__Exercise__: Each line of the listing must be transcribed exactly, except for the images, which should be excluded.

__Supplied material__:
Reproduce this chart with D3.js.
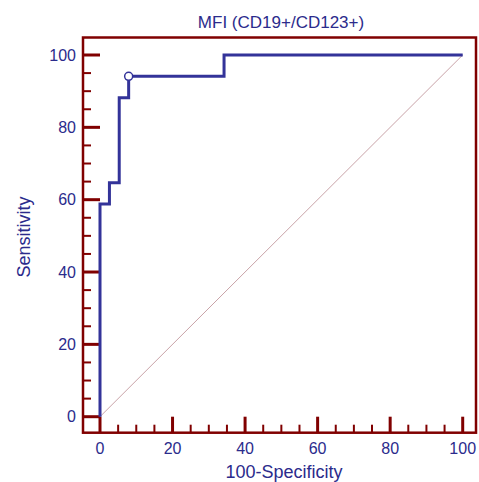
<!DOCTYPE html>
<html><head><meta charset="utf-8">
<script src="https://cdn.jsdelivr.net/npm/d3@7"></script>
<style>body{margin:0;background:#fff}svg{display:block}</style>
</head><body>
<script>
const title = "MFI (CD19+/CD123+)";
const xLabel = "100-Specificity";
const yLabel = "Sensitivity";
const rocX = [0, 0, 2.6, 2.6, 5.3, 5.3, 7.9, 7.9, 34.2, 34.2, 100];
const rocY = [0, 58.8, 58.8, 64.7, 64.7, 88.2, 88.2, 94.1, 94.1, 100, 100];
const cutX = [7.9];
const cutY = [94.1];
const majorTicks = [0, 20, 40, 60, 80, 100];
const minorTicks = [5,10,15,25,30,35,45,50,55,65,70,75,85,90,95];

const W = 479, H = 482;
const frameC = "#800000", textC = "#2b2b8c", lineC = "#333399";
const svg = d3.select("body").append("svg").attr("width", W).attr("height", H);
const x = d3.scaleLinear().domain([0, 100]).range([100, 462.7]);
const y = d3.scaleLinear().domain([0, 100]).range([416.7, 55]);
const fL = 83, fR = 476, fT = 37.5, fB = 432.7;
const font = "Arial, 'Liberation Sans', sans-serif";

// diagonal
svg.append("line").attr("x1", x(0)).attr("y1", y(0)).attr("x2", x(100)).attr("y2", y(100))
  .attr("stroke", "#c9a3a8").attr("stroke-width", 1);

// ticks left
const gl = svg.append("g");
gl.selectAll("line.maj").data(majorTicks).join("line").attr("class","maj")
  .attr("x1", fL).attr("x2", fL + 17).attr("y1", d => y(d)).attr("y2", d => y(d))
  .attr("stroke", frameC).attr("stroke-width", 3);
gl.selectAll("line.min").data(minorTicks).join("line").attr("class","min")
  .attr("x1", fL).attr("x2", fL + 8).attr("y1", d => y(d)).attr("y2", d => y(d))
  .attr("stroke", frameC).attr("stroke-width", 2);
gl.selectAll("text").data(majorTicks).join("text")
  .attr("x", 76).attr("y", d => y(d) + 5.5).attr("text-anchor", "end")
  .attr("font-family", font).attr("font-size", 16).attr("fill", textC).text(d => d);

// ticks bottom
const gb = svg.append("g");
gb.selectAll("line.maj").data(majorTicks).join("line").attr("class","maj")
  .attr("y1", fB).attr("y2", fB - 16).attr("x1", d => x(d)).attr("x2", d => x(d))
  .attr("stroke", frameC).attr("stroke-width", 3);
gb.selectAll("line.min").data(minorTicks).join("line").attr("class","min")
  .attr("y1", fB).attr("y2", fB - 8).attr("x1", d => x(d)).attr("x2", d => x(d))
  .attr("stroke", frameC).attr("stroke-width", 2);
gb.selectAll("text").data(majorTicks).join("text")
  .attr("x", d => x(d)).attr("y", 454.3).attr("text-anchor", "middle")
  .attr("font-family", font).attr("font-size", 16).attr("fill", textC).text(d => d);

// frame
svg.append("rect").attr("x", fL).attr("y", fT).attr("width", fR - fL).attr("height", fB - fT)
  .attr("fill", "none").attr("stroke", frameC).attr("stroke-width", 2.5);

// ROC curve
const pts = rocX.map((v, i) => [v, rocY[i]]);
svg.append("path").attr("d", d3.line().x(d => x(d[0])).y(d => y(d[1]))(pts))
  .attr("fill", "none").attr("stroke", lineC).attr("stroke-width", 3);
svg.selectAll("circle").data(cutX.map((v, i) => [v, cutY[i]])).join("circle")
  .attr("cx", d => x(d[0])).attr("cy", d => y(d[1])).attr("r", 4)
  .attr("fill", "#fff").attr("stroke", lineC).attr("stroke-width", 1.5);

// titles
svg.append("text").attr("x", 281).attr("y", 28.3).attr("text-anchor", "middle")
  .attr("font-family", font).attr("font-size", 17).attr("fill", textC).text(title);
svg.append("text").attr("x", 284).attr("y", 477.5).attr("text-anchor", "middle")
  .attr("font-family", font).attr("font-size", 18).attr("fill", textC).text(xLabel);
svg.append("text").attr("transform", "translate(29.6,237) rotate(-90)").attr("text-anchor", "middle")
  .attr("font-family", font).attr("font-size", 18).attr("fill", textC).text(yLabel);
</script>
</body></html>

__Complete response__:
Reproduce this chart with D3.js.
<!DOCTYPE html>
<html><head><meta charset="utf-8">
<script src="https://cdn.jsdelivr.net/npm/d3@7"></script>
<style>body{margin:0;background:#fff}svg{display:block}</style>
</head><body>
<script>
const title = "MFI (CD19+/CD123+)";
const xLabel = "100-Specificity";
const yLabel = "Sensitivity";
const rocX = [0, 0, 2.6, 2.6, 5.3, 5.3, 7.9, 7.9, 34.2, 34.2, 100];
const rocY = [0, 58.8, 58.8, 64.7, 64.7, 88.2, 88.2, 94.1, 94.1, 100, 100];
const cutX = [7.9];
const cutY = [94.1];
const majorTicks = [0, 20, 40, 60, 80, 100];
const minorTicks = [5,10,15,25,30,35,45,50,55,65,70,75,85,90,95];

const W = 479, H = 482;
const frameC = "#800000", textC = "#2b2b8c", lineC = "#333399";
const svg = d3.select("body").append("svg").attr("width", W).attr("height", H);
const x = d3.scaleLinear().domain([0, 100]).range([100, 462.7]);
const y = d3.scaleLinear().domain([0, 100]).range([416.7, 55]);
const fL = 83, fR = 476, fT = 37.5, fB = 432.7;
const font = "Arial, 'Liberation Sans', sans-serif";

// diagonal
svg.append("line").attr("x1", x(0)).attr("y1", y(0)).attr("x2", x(100)).attr("y2", y(100))
  .attr("stroke", "#c9a3a8").attr("stroke-width", 1);

// ticks left
const gl = svg.append("g");
gl.selectAll("line.maj").data(majorTicks).join("line").attr("class","maj")
  .attr("x1", fL).attr("x2", fL + 17).attr("y1", d => y(d)).attr("y2", d => y(d))
  .attr("stroke", frameC).attr("stroke-width", 3);
gl.selectAll("line.min").data(minorTicks).join("line").attr("class","min")
  .attr("x1", fL).attr("x2", fL + 8).attr("y1", d => y(d)).attr("y2", d => y(d))
  .attr("stroke", frameC).attr("stroke-width", 2);
gl.selectAll("text").data(majorTicks).join("text")
  .attr("x", 76).attr("y", d => y(d) + 5.5).attr("text-anchor", "end")
  .attr("font-family", font).attr("font-size", 16).attr("fill", textC).text(d => d);

// ticks bottom
const gb = svg.append("g");
gb.selectAll("line.maj").data(majorTicks).join("line").attr("class","maj")
  .attr("y1", fB).attr("y2", fB - 16).attr("x1", d => x(d)).attr("x2", d => x(d))
  .attr("stroke", frameC).attr("stroke-width", 3);
gb.selectAll("line.min").data(minorTicks).join("line").attr("class","min")
  .attr("y1", fB).attr("y2", fB - 8).attr("x1", d => x(d)).attr("x2", d => x(d))
  .attr("stroke", frameC).attr("stroke-width", 2);
gb.selectAll("text").data(majorTicks).join("text")
  .attr("x", d => x(d)).attr("y", 454.3).attr("text-anchor", "middle")
  .attr("font-family", font).attr("font-size", 16).attr("fill", textC).text(d => d);

// frame
svg.append("rect").attr("x", fL).attr("y", fT).attr("width", fR - fL).attr("height", fB - fT)
  .attr("fill", "none").attr("stroke", frameC).attr("stroke-width", 2.5);

// ROC curve
const pts = rocX.map((v, i) => [v, rocY[i]]);
svg.append("path").attr("d", d3.line().x(d => x(d[0])).y(d => y(d[1]))(pts))
  .attr("fill", "none").attr("stroke", lineC).attr("stroke-width", 3);
svg.selectAll("circle").data(cutX.map((v, i) => [v, cutY[i]])).join("circle")
  .attr("cx", d => x(d[0])).attr("cy", d => y(d[1])).attr("r", 4)
  .attr("fill", "#fff").attr("stroke", lineC).attr("stroke-width", 1.5);

// titles
svg.append("text").attr("x", 281).attr("y", 28.3).attr("text-anchor", "middle")
  .attr("font-family", font).attr("font-size", 17).attr("fill", textC).text(title);
svg.append("text").attr("x", 284).attr("y", 477.5).attr("text-anchor", "middle")
  .attr("font-family", font).attr("font-size", 18).attr("fill", textC).text(xLabel);
svg.append("text").attr("transform", "translate(29.6,237) rotate(-90)").attr("text-anchor", "middle")
  .attr("font-family", font).attr("font-size", 18).attr("fill", textC).text(yLabel);
</script>
</body></html>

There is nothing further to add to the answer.